Brianna turned slowly.

And watched Ryden as if a missing piece had finally shifted—no surprise, no emotion, only that analytical silence that always came before her decisions.

Wind threaded through the trees.

Karna kept his hand on Ryden's shoulder—steady, protective, and braced for anything.

"Ryden." His voice was low, controlled. "What happened to you?"

Ryden blinked slow, like a man rising from a place without light or air or direction.

His gaze drifted unfocused… then found Karna.

"I… don't remember." His breath trembled. "I… don't—"

Zeph approached quickly—though still hesitant, as if fear itself might shatter the boy again.

His face held relief so fierce it nearly cracked his restraint.

Karna remained closest, hand firm on Ryden's shoulder, studying every tremor, every breath.

"Ryden," his voice steady, quiet. "Before you fell… you said something felt you when they touched you."

"Who? What was it?"

His question held no fear.

Only precision—and a sharp thread of urgency.

Ryden's eyes shuddered.

For one moment—only one—he seemed to remember.

"It was a…" voice ragged, torn from deep within. "A shadow… inside the mist. I felt it… when it looked at me. As if—"

The sentence broke.

Ryden's hand flew to his temple as if a blade drove through his skull from the inside.

Pain hit so fast his body arched.

"Ah—!" The sound ripped out of him. "My… head…"

Karna held his arm, anchoring him.

Zeph moved closer.

Ryden fought for breath, fighting the throb trying to split him in half.

"I… I'm sorry." Words forced through trembling. "But the last thing I recall… was loosing the arrow.
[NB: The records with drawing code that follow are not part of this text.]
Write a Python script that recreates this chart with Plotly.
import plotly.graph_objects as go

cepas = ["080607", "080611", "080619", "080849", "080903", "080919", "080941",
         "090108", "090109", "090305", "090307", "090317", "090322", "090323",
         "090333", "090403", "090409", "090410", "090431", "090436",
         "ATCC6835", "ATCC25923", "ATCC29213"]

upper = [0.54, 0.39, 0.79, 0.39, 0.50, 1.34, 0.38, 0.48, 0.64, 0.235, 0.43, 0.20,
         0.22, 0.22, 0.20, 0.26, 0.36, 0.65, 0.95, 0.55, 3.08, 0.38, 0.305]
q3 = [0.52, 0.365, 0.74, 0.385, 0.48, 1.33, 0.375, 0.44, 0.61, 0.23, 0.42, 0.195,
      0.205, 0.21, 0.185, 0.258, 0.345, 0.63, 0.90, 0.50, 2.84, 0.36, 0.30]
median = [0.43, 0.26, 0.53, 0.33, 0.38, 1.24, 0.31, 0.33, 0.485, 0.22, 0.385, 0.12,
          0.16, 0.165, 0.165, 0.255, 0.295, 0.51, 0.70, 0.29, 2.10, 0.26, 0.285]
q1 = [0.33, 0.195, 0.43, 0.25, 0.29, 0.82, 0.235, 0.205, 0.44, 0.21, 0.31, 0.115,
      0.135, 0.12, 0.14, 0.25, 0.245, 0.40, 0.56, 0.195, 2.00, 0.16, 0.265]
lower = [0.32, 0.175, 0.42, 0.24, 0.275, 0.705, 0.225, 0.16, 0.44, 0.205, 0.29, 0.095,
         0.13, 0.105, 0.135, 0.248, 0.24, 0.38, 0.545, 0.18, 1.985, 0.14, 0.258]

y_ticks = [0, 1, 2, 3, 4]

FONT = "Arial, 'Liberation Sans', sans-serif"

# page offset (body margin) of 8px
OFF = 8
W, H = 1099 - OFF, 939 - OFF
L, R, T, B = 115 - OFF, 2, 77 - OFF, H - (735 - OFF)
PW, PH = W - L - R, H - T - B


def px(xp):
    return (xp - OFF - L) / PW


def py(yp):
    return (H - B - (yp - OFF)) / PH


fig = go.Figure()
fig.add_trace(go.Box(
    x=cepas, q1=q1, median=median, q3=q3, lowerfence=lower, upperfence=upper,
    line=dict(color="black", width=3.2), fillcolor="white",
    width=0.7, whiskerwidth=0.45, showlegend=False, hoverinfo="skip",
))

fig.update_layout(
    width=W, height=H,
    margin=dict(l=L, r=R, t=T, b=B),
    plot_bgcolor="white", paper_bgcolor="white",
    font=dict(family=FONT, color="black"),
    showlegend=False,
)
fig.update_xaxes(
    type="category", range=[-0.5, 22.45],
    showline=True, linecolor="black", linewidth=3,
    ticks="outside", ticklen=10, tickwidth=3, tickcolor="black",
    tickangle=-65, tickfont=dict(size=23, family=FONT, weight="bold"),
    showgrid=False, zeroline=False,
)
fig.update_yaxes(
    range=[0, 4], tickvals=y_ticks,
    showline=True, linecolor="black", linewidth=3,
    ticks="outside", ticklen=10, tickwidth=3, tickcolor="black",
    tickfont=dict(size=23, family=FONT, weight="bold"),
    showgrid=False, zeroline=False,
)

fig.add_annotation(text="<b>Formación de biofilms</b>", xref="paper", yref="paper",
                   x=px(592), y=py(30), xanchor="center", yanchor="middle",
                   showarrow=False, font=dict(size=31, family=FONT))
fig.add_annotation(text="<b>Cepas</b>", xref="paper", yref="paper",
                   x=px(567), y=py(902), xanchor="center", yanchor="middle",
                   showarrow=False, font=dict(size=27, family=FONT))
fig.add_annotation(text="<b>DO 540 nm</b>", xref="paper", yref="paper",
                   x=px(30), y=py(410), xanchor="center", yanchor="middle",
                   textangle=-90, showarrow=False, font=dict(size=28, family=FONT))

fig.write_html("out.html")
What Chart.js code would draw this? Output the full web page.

The creatures… the ones I felled…"

"After that—nothing."

The silence that followed was thick.

Too heavy.

Brianna turned toward him.

No anger.

No doubt.

Only analysis—cold, surgical, like someone assembling a puzzle while others see only chaos.

Her eyes narrowed by a fraction.

"Then tell me, Ryden…" her voice fell like thin ice. "How did you learn about the contamination?"

He opened his mouth to answer.

But Zeph cut in—not boldly, but with the raw instinct to shield someone who didn't understand his own fear.

"Your High—how—"

She didn't even shift her gaze.

She only raised a finger—one single gesture—and Zeph went still, as if the air around him had thickened.

"Zeph." Her voice fell on him at last. "When I asked, I was not asking you."

Zeph swallowed his reply and fell silent.

Ryden breathed in, fighting the tremor running through him.